Honesto, insatisfecho, constante
Las campanas de los templos teatrales del país hace 24 horas que repican sin parar. Al fin un dramaturgo sube al Olimpo de los escritores merecedores del máximo honor. Me hacía pensar ayer en el gran Harold Pinter el día que fue investido Nobel de Literatura. Tras el teatro, tras esta ceremonia colorida, a menudo despreciada, donde unos cómicos intentan hacer revivir una historia de verdad o de mentira –sin exigir el esfuerzo de la imaginación que reclama el libro–, tras los alaridos de la tragedia o las gracias de la farsa, el jurado recuerda que hay siempre un escritor. El tribunal ha subrayado la extensión de la obra dramática del autor, atravesada de arriba abajo por una estricta coherencia. Si lo hubiera hecho de “la extraordinaria calidad” de los textos dramáticos del autor, lanzándose por la pendiente ditirámbica, habría desfigurado la personalidad y la obra del galardonado, y el mismo Benet habría recibido los elogios como una frivolidad protocolaria. El premiado no se ha cansado de decir que no se considera ningún genio, que siempre queda insatisfecho de la última obra escrita, que lo que cuenta es el trabajo cons- tante, tenaz, la voluntad insoslayable de conseguir una pieza teatral cada vez mejor.

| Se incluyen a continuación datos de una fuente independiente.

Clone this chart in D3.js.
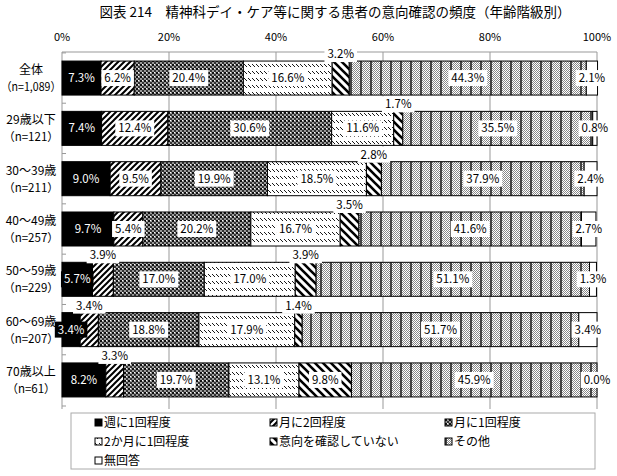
<!DOCTYPE html>
<html>
<head>
<meta charset="utf-8">
<script src="https://cdn.jsdelivr.net/npm/d3@7"></script>
<style>
body { margin: 0; background: #fff; }
text { font-family: "Noto Sans CJK JP", "Noto Sans", sans-serif; }
</style>
</head>
<body>
<svg id="chart" width="617" height="476"></svg>
<script>
// data
var categories = ["全体", "29歳以下", "30～39歳", "40～49歳", "50～59歳", "60～69歳", "70歳以上"];
var counts = ["（n=1,089）", "（n=121）", "（n=211）", "（n=257）", "（n=229）", "（n=207）", "（n=61）"];
var seriesNames = ["週に1回程度", "月に2回程度", "月に1回程度", "2か月に1回程度", "意向を確認していない", "その他", "無回答"];
var weekly   = [7.3, 7.4, 9.0, 9.7, 5.7, 3.4, 8.2];
var twiceMon = [6.2, 12.4, 9.5, 5.4, 3.9, 3.4, 3.3];
var onceMon  = [20.4, 30.6, 19.9, 20.2, 17.0, 18.8, 19.7];
var bimonth  = [16.6, 11.6, 18.5, 16.7, 17.0, 17.9, 13.1];
var notAsked = [3.2, 1.7, 2.8, 3.5, 3.9, 1.4, 9.8];
var other    = [44.3, 35.5, 37.9, 41.6, 51.1, 51.7, 45.9];
var noAnswer = [2.1, 0.8, 2.4, 2.7, 1.3, 3.4, 0.0];
var tickValues = [0, 20, 40, 60, 80, 100];

var seriesValues = [weekly, twiceMon, onceMon, bimonth, notAsked, other, noAnswer];

var svg = d3.select("#chart");
var defs = svg.append("defs");

// fill patterns, one per series
function pat(id, w, h, build){
    var p = defs.append("pattern").attr("id", id)
        .attr("patternUnits", "userSpaceOnUse")
        .attr("width", w).attr("height", h);
    build(p);
}
pat("p1", 6, 6, function(p){
    p.append("rect").attr("width", 6).attr("height", 6).attr("fill", "#fff");
    p.append("path").attr("d", "M-1,7 L7,-1 M-4,4 L4,-4 M2,10 L10,2")
        .attr("stroke", "#000").attr("stroke-width", 2);
});
pat("p2", 4, 4, function(p){
    p.append("rect").attr("width", 4).attr("height", 4).attr("fill", "#999");
    p.append("rect").attr("width", 2).attr("height", 2).attr("fill", "#111");
    p.append("rect").attr("x", 2).attr("y", 2).attr("width", 2).attr("height", 2).attr("fill", "#333");
    p.append("rect").attr("x", 2).attr("y", 0).attr("width", 1).attr("height", 1).attr("fill", "#fff");
});
pat("p3", 4, 7, function(p){
    p.append("rect").attr("width", 4).attr("height", 7).attr("fill", "#fff");
    p.append("path").attr("d", "M0,1 L3,4")
        .attr("stroke", "#000").attr("stroke-width", 0.9);
});
pat("p4", 8, 8, function(p){
    p.append("rect").attr("width", 8).attr("height", 8).attr("fill", "#fff");
    p.append("path").attr("d", "M-2,2 L2,-2 M0,0 L8,8 M-4,4 L4,12 M4,-4 L12,4")
        .attr("stroke", "#000").attr("stroke-width", 2.6);
});
pat("p5", 10, 2, function(p){
    p.append("rect").attr("width", 10).attr("height", 2).attr("fill", "#fff");
    [0, 2, 4, 6, 8].forEach(function(x){
        p.append("rect").attr("x", x).attr("y", 0).attr("width", 1).attr("height", 1).attr("fill", "#888");
        p.append("rect").attr("x", x + 1).attr("y", 1).attr("width", 1).attr("height", 1).attr("fill", "#888");
    });
    p.append("rect").attr("x", 0).attr("y", 0).attr("width", 2).attr("height", 2).attr("fill", "#444");
});
var fills = ["#000", "url(#p1)", "url(#p2)", "url(#p3)", "url(#p4)", "url(#p5)", "#fff"];

var x = d3.scaleLinear().domain([0, 100]).range([62, 597]);
var y = d3.scaleBand().domain(categories).range([52, 406])
    .paddingInner(0.324).paddingOuter(0.18);

// title
svg.append("text")
    .attr("x", 335).attr("y", 17)
    .attr("text-anchor", "middle")
    .style("font-size", "13.5px").style("font-weight", "normal")
    .text("図表 214　精神科デイ・ケア等に関する患者の意向確認の頻度（年齢階級別）");

// gridlines + top axis labels
svg.append("g").selectAll("line")
    .data(tickValues).enter().append("line")
    .attr("x1", function(d){ return x(d); })
    .attr("x2", function(d){ return x(d); })
    .attr("y1", 52).attr("y2", 409)
    .attr("stroke", "#999").attr("stroke-width", 1);
svg.append("line")
    .attr("x1", x(0)).attr("x2", x(100)).attr("y1", 52).attr("y2", 52)
    .attr("stroke", "#999");
svg.append("g").selectAll("line")
    .data(categories.concat([""])).enter().append("line")
    .attr("x1", x(0)).attr("x2", x(0) + 4)
    .attr("y1", function(d, i){ return i < categories.length ? y(d) - y.step() * y.paddingInner() / 2 : 406; })
    .attr("y2", function(d, i){ return i < categories.length ? y(d) - y.step() * y.paddingInner() / 2 : 406; })
    .attr("stroke", "#999");
svg.append("g").selectAll("text")
    .data(tickValues).enter().append("text")
    .attr("x", function(d){ return x(d); })
    .attr("y", 41)
    .attr("text-anchor", "middle")
    .style("font-size", "11px")
    .text(function(d){ return d + "%"; });

// category labels
var cat = svg.append("g").selectAll("g")
    .data(categories).enter().append("g");
cat.append("text")
    .attr("x", 31).attr("y", function(d){ return y(d) + y.bandwidth() / 2 - 4; })
    .attr("text-anchor", "middle").style("font-size", "12px")
    .text(function(d){ return d; });
cat.append("text")
    .attr("x", 31).attr("y", function(d){ return y(d) + y.bandwidth() / 2 + 13; })
    .attr("text-anchor", "middle").style("font-size", "11.5px")
    .text(function(d, i){ return counts[i]; })
    .each(function(){
        // squeeze long labels so they stay inside the left margin
        if (this.getComputedTextLength() > 60) {
            d3.select(this).attr("textLength", 60).attr("lengthAdjust", "spacingAndGlyphs");
        }
    });

// stacked segments
var segs = [];
categories.forEach(function(c, i){
    var acc = 0;
    seriesValues.forEach(function(vals, s){
        segs.push({cat: c, s: s, v: vals[i], x0: acc, x1: acc + vals[i]});
        acc += vals[i];
    });
});

svg.append("g").selectAll("rect")
    .data(segs).enter().append("rect")
    .attr("x", function(d){ return x(d.x0); })
    .attr("y", function(d){ return y(d.cat); })
    .attr("width", function(d){ return x(d.x1) - x(d.x0); })
    .attr("height", y.bandwidth())
    .attr("fill", function(d){ return fills[d.s]; })
    .attr("stroke", "#000").attr("stroke-width", 1);

// data labels
var labels = svg.append("g").selectAll("g")
    .data(segs).enter().append("g")
    .attr("transform", function(d){
        var above = d.s >= 1 && d.s <= 4 && d.v < 5;
        var cy = above ? y(d.cat) - 7 : y(d.cat) + y.bandwidth() / 2;
        return "translate(" + x((d.x0 + d.x1) / 2) + "," + cy + ")";
    });
var lbox = labels.append("rect")
    .attr("fill", function(d){ return d.s === 0 ? "#000" : "#fff"; });
labels.append("text")
    .attr("text-anchor", "middle").attr("dy", "0.35em")
    .style("font-size", "11.5px")
    .style("fill", function(d){ return d.s === 0 ? "#fff" : "#000"; })
    .text(function(d){ return d.v.toFixed(1) + "%"; })
    .each(function(){
        var w = this.getComputedTextLength() + 6;
        d3.select(this.parentNode).select("rect")
            .attr("x", -w / 2).attr("y", -8).attr("width", w).attr("height", 16);
    });

// legend
svg.append("rect")
    .attr("x", 71).attr("y", 413).attr("width", 524).attr("height", 56)
    .attr("fill", "#fff").attr("stroke", "#aaa");
var leg = svg.append("g").selectAll("g")
    .data(seriesNames).enter().append("g")
    .attr("transform", function(d, i){
        return "translate(" + (95 + (i % 3) * 175) + "," + (423 + Math.floor(i / 3) * 19) + ")";
    });
leg.append("rect")
    .attr("x", 0).attr("y", -4).attr("width", 7).attr("height", 7)
    .attr("fill", function(d, i){ return fills[i]; })
    .attr("stroke", "#000").attr("stroke-width", 1);
leg.append("text")
    .attr("x", 9).attr("dy", "0.35em")
    .style("font-size", "12px")
    .text(function(d){ return d; });
</script>
</body>
</html>
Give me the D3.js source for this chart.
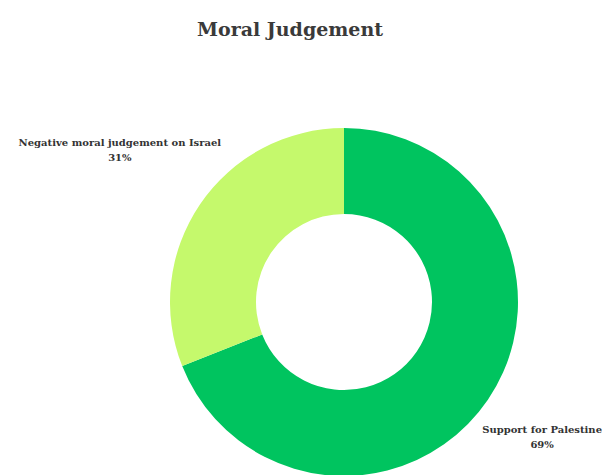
<!DOCTYPE html>
<html>
<head>
<meta charset="utf-8">
<script src="https://cdn.jsdelivr.net/npm/d3@7"></script>
<style>
  body { margin: 0; background: #fff; }
  svg { display: block; }
</style>
</head>
<body>
<div id="chart"></div>
<script>
var width = 602;
var height = 475;

var categories = ["Support for Palestine", "Negative moral judgement on Israel"];
var values = [69, 31];
var colors = ["#00c45f", "#c5f96c"];

var cx = 344, cy = 302;
var outerR = 174, innerR = 88, labelR = 271;

var svg = d3.select("#chart")
    .append("svg")
    .attr("width", width)
    .attr("height", height);

svg.append("text")
    .attr("x", 290)
    .attr("y", 36)
    .attr("text-anchor", "middle")
    .style("font-family", "DejaVu Serif")
    .style("font-size", "19px")
    .style("font-weight", "bold")
    .style("fill", "#3a3a3a")
    .text("Moral Judgement");

var data = categories.map((c, i) => ({name: c, value: values[i], color: colors[i]}));

var pie = d3.pie().sort(null).value(d => d.value);
var arc = d3.arc().innerRadius(innerR).outerRadius(outerR);
var labelArc = d3.arc().innerRadius(labelR).outerRadius(labelR);

var g = svg.append("g").attr("transform", "translate(" + cx + "," + cy + ")");

g.selectAll(".slice")
    .data(pie(data))
    .enter().append("path")
    .attr("class", "slice")
    .attr("d", arc)
    .style("fill", d => d.data.color);

var labels = g.selectAll(".lbl")
    .data(pie(data))
    .enter().append("text")
    .attr("class", "lbl")
    .attr("text-anchor", "middle")
    .style("font-family", "DejaVu Serif")
    .style("font-size", "10px")
    .style("font-weight", "bold")
    .style("fill", "#333");

labels.append("tspan").attr("x", 0).attr("dy", 0).text(d => d.data.name);
labels.append("tspan").attr("x", 0).attr("dy", "1.5em").text(d => d.data.value + "%");

labels.attr("transform", function(d) {
    var p = labelArc.centroid(d);
    var b = this.getBBox();
    var x = Math.min(p[0], width - cx - b.width / 2);
    x = Math.max(x, -cx + b.width / 2);
    var y = Math.min(p[1] - 4, height - cy - 42);
    return "translate(" + x + "," + y + ")";
});
</script>
</body>
</html>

En 1963 Benet ganaba la primera convocatoria del premio Josep Maria de Sagarra con Una vella, coneguda olor se convertía en la figura de referencia de toda una generación. Adscrito al realismo histórico, hegemónico en los años sesenta, representa el intento primero y más exitoso de poner un sello de modernidad en la producción dramática autóctona. Y una treintena de textos teatrales y algunos de sus guiones para la televisión han ido poniendo al día esta patente valiosa, que ha ejercido una influencia decisiva en los nuevos autores.